EXERCISE AIM: Every line of the listing must be reproduced as it stands. Leave the images behind.
=======
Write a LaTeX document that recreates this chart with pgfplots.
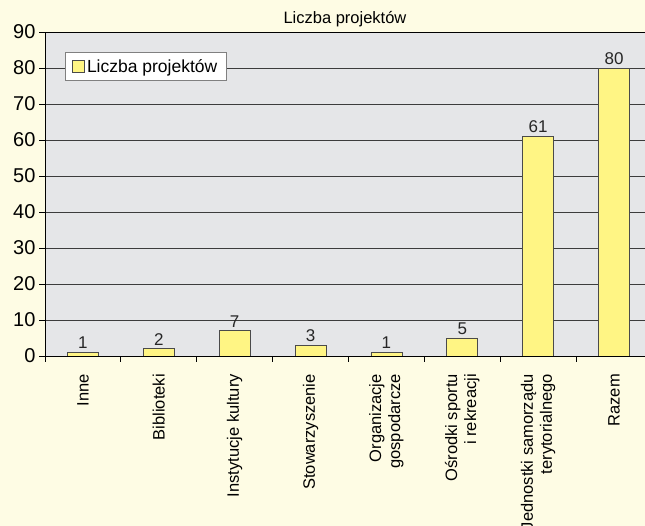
\documentclass[border=0pt]{standalone}
\usepackage{pgfplots}
\pgfplotsset{compat=1.18}
\usetikzlibrary{backgrounds}
\usepackage{fontspec}
\setmainfont{Liberation Sans}
\definecolor{pagebg}{HTML}{FEFCE4}
\definecolor{plotbg}{HTML}{E5E6E8}
\definecolor{barfill}{HTML}{FFF584}
\definecolor{bardraw}{HTML}{4A4A4A}
\definecolor{gridc}{HTML}{3C3C3C}
\begin{document}
\begin{tikzpicture}
\pgfinterruptboundingbox
\begin{axis}[
  scale only axis, width=607pt, height=324pt,
  xmin=-0.5, xmax=7.5, ymin=0, ymax=90,
  axis background/.style={fill=plotbg},
  axis line style={black, line width=0.8pt},
  ytick={0,10,...,90},
  ymajorgrids, grid style={gridc, line width=0.7pt},
  xtick={0,...,7},
  xticklabels={Inne,Biblioteki,Instytucje kultury,Stowarzyszenie,{Organizacje\\gospodarcze},{Ośrodki sportu\\i rekreacji},{Jednostki samorządu\\terytorialnego},Razem},
  x tick label style={rotate=90, anchor=east, align=right, font=\fontsize{16.5}{19}\selectfont, inner sep=1pt},
  xticklabel shift=11pt,
  major x tick style={draw=none},
  minor xtick={-0.5,0.5,...,7.5},
  minor tick length=6pt,
  major tick length=6pt,
  tick align=outside,
  xtick pos=bottom, ytick pos=left,
  tick style={black, line width=0.8pt},
  y tick label style={font=\fontsize{20}{22}\selectfont},
  /pgf/number format/assume math mode=true,
  title={Liczba projektów},
  title style={font=\fontsize{16.5}{19}\selectfont, yshift=-4pt, xshift=-3.5pt},
  legend style={at={(0,1)}, anchor=north west, xshift=20pt, yshift=-20pt, fill=white, draw=gray, font=\fontsize{17.5}{20}\selectfont, inner xsep=7pt, inner ysep=5pt},
  legend image code/.code={\draw[fill=barfill, draw=bardraw, line width=0.8pt] (1pt,-6pt) rectangle (13pt,6pt);},
  legend cell align=left,
  nodes near coords,
  every node near coord/.append style={font=\fontsize{17}{20}\selectfont, text=black!85},
]
\addplot[ybar, bar width=31pt, fill=barfill, draw=bardraw, line width=0.8pt] coordinates {
(0,1) (1,2) (2,7) (3,3) (4,1) (5,5) (6,61) (7,80)};
\addlegendentry{Liczba projektów}
\coordinate (O) at (axis cs:-0.5,0);
\end{axis}
\endpgfinterruptboundingbox
\path[use as bounding box] ([shift={(-45pt,-170pt)}]O) rectangle ++(645pt,526pt);
\begin{scope}[on background layer]
\fill[pagebg] ([shift={(-45pt,-170pt)}]O) rectangle ++(645pt,526pt);
\end{scope}
\end{tikzpicture}
\end{document}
=======
RIGHT ANSWER:
Write a LaTeX document that recreates this chart with pgfplots.
\documentclass[border=0pt]{standalone}
\usepackage{pgfplots}
\pgfplotsset{compat=1.18}
\usetikzlibrary{backgrounds}
\usepackage{fontspec}
\setmainfont{Liberation Sans}
\definecolor{pagebg}{HTML}{FEFCE4}
\definecolor{plotbg}{HTML}{E5E6E8}
\definecolor{barfill}{HTML}{FFF584}
\definecolor{bardraw}{HTML}{4A4A4A}
\definecolor{gridc}{HTML}{3C3C3C}
\begin{document}
\begin{tikzpicture}
\pgfinterruptboundingbox
\begin{axis}[
  scale only axis, width=607pt, height=324pt,
  xmin=-0.5, xmax=7.5, ymin=0, ymax=90,
  axis background/.style={fill=plotbg},
  axis line style={black, line width=0.8pt},
  ytick={0,10,...,90},
  ymajorgrids, grid style={gridc, line width=0.7pt},
  xtick={0,...,7},
  xticklabels={Inne,Biblioteki,Instytucje kultury,Stowarzyszenie,{Organizacje\\gospodarcze},{Ośrodki sportu\\i rekreacji},{Jednostki samorządu\\terytorialnego},Razem},
  x tick label style={rotate=90, anchor=east, align=right, font=\fontsize{16.5}{19}\selectfont, inner sep=1pt},
  xticklabel shift=11pt,
  major x tick style={draw=none},
  minor xtick={-0.5,0.5,...,7.5},
  minor tick length=6pt,
  major tick length=6pt,
  tick align=outside,
  xtick pos=bottom, ytick pos=left,
  tick style={black, line width=0.8pt},
  y tick label style={font=\fontsize{20}{22}\selectfont},
  /pgf/number format/assume math mode=true,
  title={Liczba projektów},
  title style={font=\fontsize{16.5}{19}\selectfont, yshift=-4pt, xshift=-3.5pt},
  legend style={at={(0,1)}, anchor=north west, xshift=20pt, yshift=-20pt, fill=white, draw=gray, font=\fontsize{17.5}{20}\selectfont, inner xsep=7pt, inner ysep=5pt},
  legend image code/.code={\draw[fill=barfill, draw=bardraw, line width=0.8pt] (1pt,-6pt) rectangle (13pt,6pt);},
  legend cell align=left,
  nodes near coords,
  every node near coord/.append style={font=\fontsize{17}{20}\selectfont, text=black!85},
]
\addplot[ybar, bar width=31pt, fill=barfill, draw=bardraw, line width=0.8pt] coordinates {
(0,1) (1,2) (2,7) (3,3) (4,1) (5,5) (6,61) (7,80)};
\addlegendentry{Liczba projektów}
\coordinate (O) at (axis cs:-0.5,0);
\end{axis}
\endpgfinterruptboundingbox
\path[use as bounding box] ([shift={(-45pt,-170pt)}]O) rectangle ++(645pt,526pt);
\begin{scope}[on background layer]
\fill[pagebg] ([shift={(-45pt,-170pt)}]O) rectangle ++(645pt,526pt);
\end{scope}
\end{tikzpicture}
\end{document}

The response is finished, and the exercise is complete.